Surgeons Separate Conjoined Twin Girls who’s Heads

Surgeons Separate Conjoined Twin Girls who’s Heads :Rital And Ritag Gaboura
 
Sudanese twins born with the tops of their heads joined together have been separated in a rare and risky series of operations at a London children's hospital, officials said Sunday.

Facing the World, a charity which helps disfigured children, said it had helped fund the four-stage operation on 11-month-olds Rital and Ritag Gaboura.

Twins born joined at the head are known as craniopagus twins and they occur in about one in 2.5 million births. Separating them can be dangerous, especially if — as in this case — there's significant blood flow between their brains.

"It's extremely high-risk," said Dr. James Goodrich, who co-ordinated a similar separation of conjoined twins at New York's Montefiore Children's Hospital in 2004.

But the alternative can be just as bad. Because conjoined twins almost never pump the blood across their bodies evenly, the strongest sibling strains his or her heart trying to pick up the slack. Facing the World said that Ritag's overworked heart was already failing by the time her family arrived in Britain.

The separation took place in stages at London's Great Ormond Street Hospital. Two operations took place in May. Tissue expanders — essentially balloons intended to help stretch the babies' skin over their newly exposed heads — were inserted in July. The final separation took place on Aug. 15.

"Incidences of surviving twins with this condition is extremely rare," lead surgeon David Dunaway said in a statement released by the charity. "The task presented innumerable challenges and we were all very aware of our responsibilities to the family and these two little girls."

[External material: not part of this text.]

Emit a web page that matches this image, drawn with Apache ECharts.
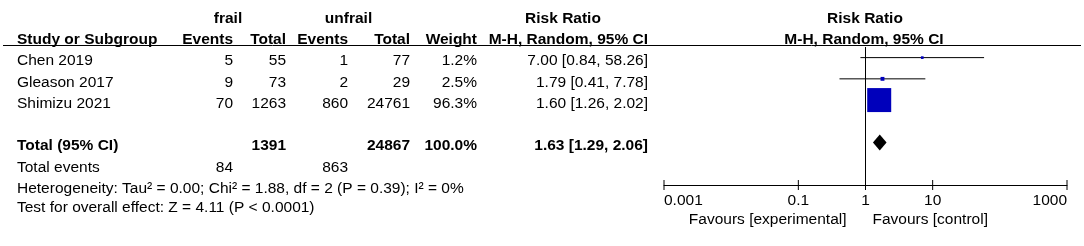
<!DOCTYPE html>
<html><head><meta charset="utf-8">
<script src="https://cdn.jsdelivr.net/npm/echarts@6/dist/echarts.min.js"></script>
<style>html,body{margin:0;padding:0;background:#fff}#c{width:1084px;height:246px}</style>
</head><body><div id="c"></div>
<script>
// ---------- data ----------
const studies = ['Chen 2019', 'Gleason 2017', 'Shimizu 2021'];
const frailEvents = [5, 9, 70];
const frailTotal = [55, 73, 1263];
const unfrailEvents = [1, 2, 860];
const unfrailTotal = [77, 29, 24761];
const weights = [1.2, 2.5, 96.3];
const riskRatio = [7.00, 1.79, 1.60];
const ciLower = [0.84, 0.41, 1.26];
const ciUpper = [58.26, 7.78, 2.02];
const totalLabel = 'Total (95% CI)';
const totalFrail = 1391;
const totalUnfrail = 24867;
const totalWeight = 100.0;
const pooled = [1.63, 1.29, 2.06];
const totalEvents = [84, 863];
const heterogeneityText = 'Heterogeneity: Tau² = 0.00; Chi² = 1.88, df = 2 (P = 0.39); I² = 0%';
const overallEffectText = 'Test for overall effect: Z = 4.11 (P < 0.0001)';
const tickValues = [0.001, 0.1, 1, 10, 1000];
const tickLabels = ['0.001', '0.1', '1', '10', '1000'];
const favoursLeft = 'Favours [experimental]';
const favoursRight = 'Favours [control]';

// ---------- layout ----------
const FONT = '"Liberation Sans", Arial, sans-serif';
const FS = 15.5;
const TEXT_DY = 3.5;
const Y_MIN = 0.5, Y_MAX = 7;
const BOX_MAX = 24;
const BLUE = '#0000bb';
const C = {
  study: [17, 'left'], fe: [233, 'right'], ft: [286, 'right'], ue: [348, 'right'],
  ut: [410, 'right'], w: [477, 'right'], rr: [648, 'right']
};
function cell(text, col) { return { text: String(text), x: C[col][0], align: C[col][1] }; }
function ciText(r, l, h) { return r.toFixed(2) + ' [' + l.toFixed(2) + ', ' + h.toFixed(2) + ']'; }

const tableRows = [];
tableRows.push({ row: -1, bold: true, cells: [
  { text: 'frail', x: 228, align: 'center' },
  { text: 'unfrail', x: 348.5, align: 'center' },
  { text: 'Risk Ratio', x: 563, align: 'center' },
  { text: 'Risk Ratio', x: 865, align: 'center' }
]});
tableRows.push({ row: 0, bold: true, cells: [
  cell('Study or Subgroup', 'study'), cell('Events', 'fe'), cell('Total', 'ft'),
  cell('Events', 'ue'), cell('Total', 'ut'), cell('Weight', 'w'),
  cell('M-H, Random, 95% CI', 'rr'),
  { text: 'M-H, Random, 95% CI', x: 864, align: 'center' }
]});
studies.forEach((s, i) => {
  tableRows.push({ row: i + 1, bold: false, cells: [
    cell(s, 'study'), cell(frailEvents[i], 'fe'), cell(frailTotal[i], 'ft'),
    cell(unfrailEvents[i], 'ue'), cell(unfrailTotal[i], 'ut'),
    cell(weights[i].toFixed(1) + '%', 'w'), cell(ciText(riskRatio[i], ciLower[i], ciUpper[i]), 'rr')
  ]});
});
tableRows.push({ row: 5, bold: true, cells: [
  cell(totalLabel, 'study'), cell(totalFrail, 'ft'), cell(totalUnfrail, 'ut'),
  cell(totalWeight.toFixed(1) + '%', 'w'), cell(ciText(pooled[0], pooled[1], pooled[2]), 'rr')
]});
tableRows.push({ row: 6, bold: false, cells: [
  cell('Total events', 'study'), cell(totalEvents[0], 'fe'), cell(totalEvents[1], 'ue')
]});
tableRows.push({ row: 7, bold: false, cells: [cell(heterogeneityText, 'study')] });
tableRows.push({ row: 7.9, bold: false, cells: [cell(overallEffectText, 'study')] });

function txt(text, x, y, align, bold) {
  return { type: 'text', x: x, y: y, style: {
    text: text, textAlign: align, textVerticalAlign: 'middle',
    fontSize: FS, fontFamily: FONT, fontWeight: bold ? 'bold' : 'normal', fill: '#000'
  }};
}

const chart = echarts.init(document.getElementById('c'), null, { renderer: 'canvas' });
chart.setOption({
  animation: false,
  backgroundColor: '#fff',
  grid: { left: 664, right: 17, top: 47, bottom: 61, containLabel: false },
  xAxis: {
    type: 'log', logBase: 10, min: 0.001, max: 1000,
    axisLine: { show: true, onZero: false, lineStyle: { color: '#000', width: 1 } },
    axisTick: { show: false }, axisLabel: { show: false }, splitLine: { show: false },
    minorTick: { show: false }, minorSplitLine: { show: false }
  },
  yAxis: { type: 'value', min: Y_MIN, max: Y_MAX, inverse: true, show: false, splitLine: { show: false } },
  graphic: [{
    type: 'line', silent: true,
    shape: { x1: 3, y1: 45.5, x2: 1081, y2: 45.5 },
    style: { stroke: '#000', lineWidth: 1 }
  }],
  series: [
    { // reference line at RR = 1
      type: 'custom', silent: true, encode: { x: 0 },
      data: [[1]],
      renderItem: function (params, api) {
        const a = api.coord([api.value(0), Y_MIN]);
        const b = api.coord([api.value(0), Y_MAX]);
        return { type: 'line', shape: { x1: a[0], y1: a[1], x2: b[0], y2: b[1] }, style: { stroke: '#000', lineWidth: 1 } };
      }
    },
    { // study CIs and weight boxes
      type: 'custom', silent: true, encode: { x: 0, y: 1 },
      data: studies.map((s, i) => [riskRatio[i], i + 1, ciLower[i], ciUpper[i], weights[i]]),
      renderItem: function (params, api) {
        const c = api.coord([api.value(0), api.value(1)]);
        const l = api.coord([api.value(2), api.value(1)]);
        const h = api.coord([api.value(3), api.value(1)]);
        const s = Math.max(2, BOX_MAX * Math.sqrt(api.value(4) / Math.max.apply(null, weights)));
        return { type: 'group', children: [
          { type: 'line', shape: { x1: l[0], y1: c[1], x2: h[0], y2: c[1] }, style: { stroke: '#000', lineWidth: 1 } },
          { type: 'rect', shape: { x: c[0] - s / 2, y: c[1] - s / 2, width: s, height: s }, style: { fill: BLUE } }
        ]};
      }
    },
    { // pooled diamond
      type: 'custom', silent: true, encode: { x: 0, y: 1 },
      data: [[pooled[0], 5, pooled[1], pooled[2]]],
      renderItem: function (params, api) {
        const c = api.coord([api.value(0), api.value(1)]);
        const l = api.coord([api.value(2), api.value(1)]);
        const h = api.coord([api.value(3), api.value(1)]);
        return { type: 'polygon', shape: { points: [[l[0], c[1]], [c[0], c[1] - 8], [h[0], c[1]], [c[0], c[1] + 8]] }, style: { fill: '#000' } };
      }
    },
    { // axis ticks and labels
      type: 'custom', silent: true, encode: { x: 0, y: 1 },
      data: tickValues.map((v, i) => [v, Y_MAX, i]),
      renderItem: function (params, api) {
        const p = api.coord([api.value(0), api.value(1)]);
        const i = api.value(2);
        const align = i === 0 ? 'left' : (i === tickValues.length - 1 ? 'right' : 'center');
        return { type: 'group', children: [
          { type: 'line', shape: { x1: p[0], y1: p[1] - 5, x2: p[0], y2: p[1] + 5 }, style: { stroke: '#000', lineWidth: 1 } },
          txt(tickLabels[i], p[0], p[1] + 16, align, false)
        ]};
      }
    },
    { // favours labels
      type: 'custom', silent: true, encode: { x: 0, y: 1 },
      data: [[1, Y_MAX]],
      renderItem: function (params, api) {
        const p = api.coord([api.value(0), api.value(1)]);
        return { type: 'group', children: [
          txt(favoursLeft, p[0] - 19, p[1] + 35, 'right', false),
          txt(favoursRight, p[0] + 7, p[1] + 35, 'left', false)
        ]};
      }
    },
    { // table text
      type: 'custom', silent: true, encode: { x: 0, y: 1 },
      data: tableRows.map((r, i) => [1, r.row, i]),
      renderItem: function (params, api) {
        const r = tableRows[api.value(2)];
        const y = api.coord([1, api.value(1)])[1] + TEXT_DY;
        return { type: 'group', children: r.cells.map(c => txt(c.text, c.x, y, c.align, r.bold)) };
      }
    }
  ]
});
</script></body></html>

The after photograph showed both side-by-side looking alert and healthy, clutching white stuffed animals.

"Within days the twins were back on the general ward interacting and playing as before," the charity said. Its executive co-ordinator, Sarah Driver-Jowitt, predicted that the girls' parents — who haven't been named — may soon return home "with two healthy, separate girls."

 
Although rare, operations to separate twins linked by their heads aren't unheard of. The U.S. National Library of Medicine records that one of the first successful operations to separate craniopagus twins took place in 1956.